Un altro esempio eclatante è il celeberrimo “Eracle arciere” della Galleria d’arte moderna di Roma, costruito seguendo una dinamica tesa su due linee di forza, quella della gamba alzata con il piede puntato su una roccia, e l’altra delle braccia che tendono l’arco con mani possenti; nelle prime versioni la testa del mitico eroe ha le sembianze di personaggio reale (ne conosciamo perfino l’identità) mentre nell’opera definitiva venne modellata su riferimenti arcaici greci. Una testa artefatta, improbabile e disorganica con il resto, un esempio di come il gusto del tempo potesse influire negativamente su uno scultore autentico e forte come il Nostro, quando si lasciava sopraffare dalle idee, da una sorta di filosofia dell’arte o anche soltanto dal desiderio della sperimentazione che arrivava fino a fargli modellare una figura come quella di “Madeleine Charnaux”, primo esempio di quel filone che diverrà l’ossessione del suo tardo allievo Alberto Giacometti.

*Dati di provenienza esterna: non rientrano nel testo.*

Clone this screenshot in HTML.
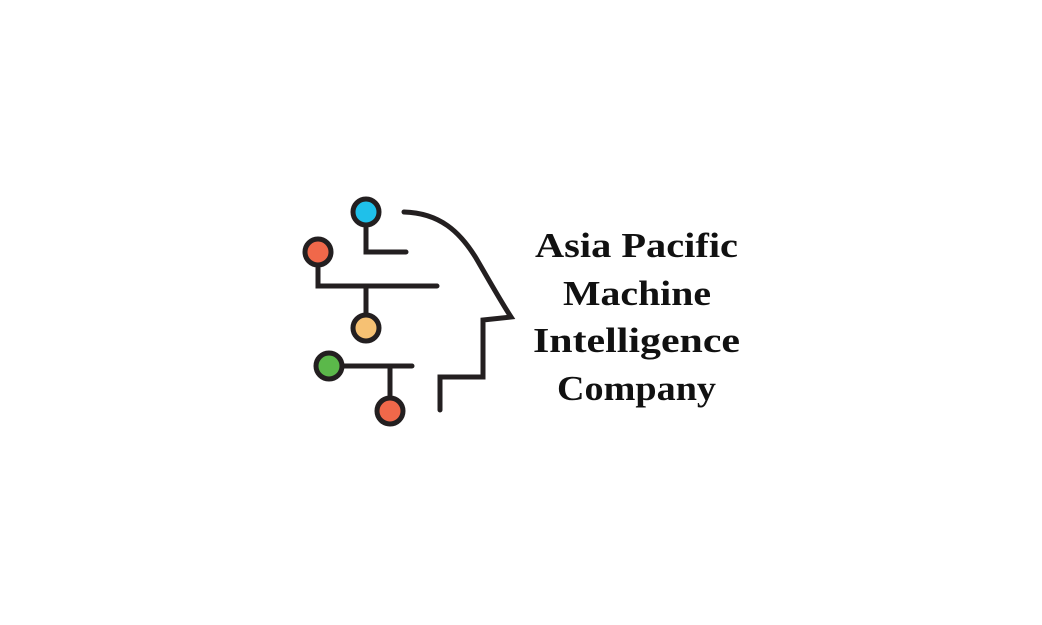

Ma resta il Bourdelle scultore autentico e di notevole impeto, resta in quelle opere meno corrive al gusto del tempo e nelle quali l’enfasi si smorza, o addirittura scompare, e lo stesso mito assume caratteri evocativi in forme realistiche come la bellissima “Testa di Apollo”, quella d’“Ercole”, il poderoso “Ritratto di Ingres”, il “Piccolo centauro morente”, lo scattante “Piccolo cavallo” o i bozzetti quali “Siesta sotto l’albero”, tanto per non citare che le opere rimaste più vive nel ricordo.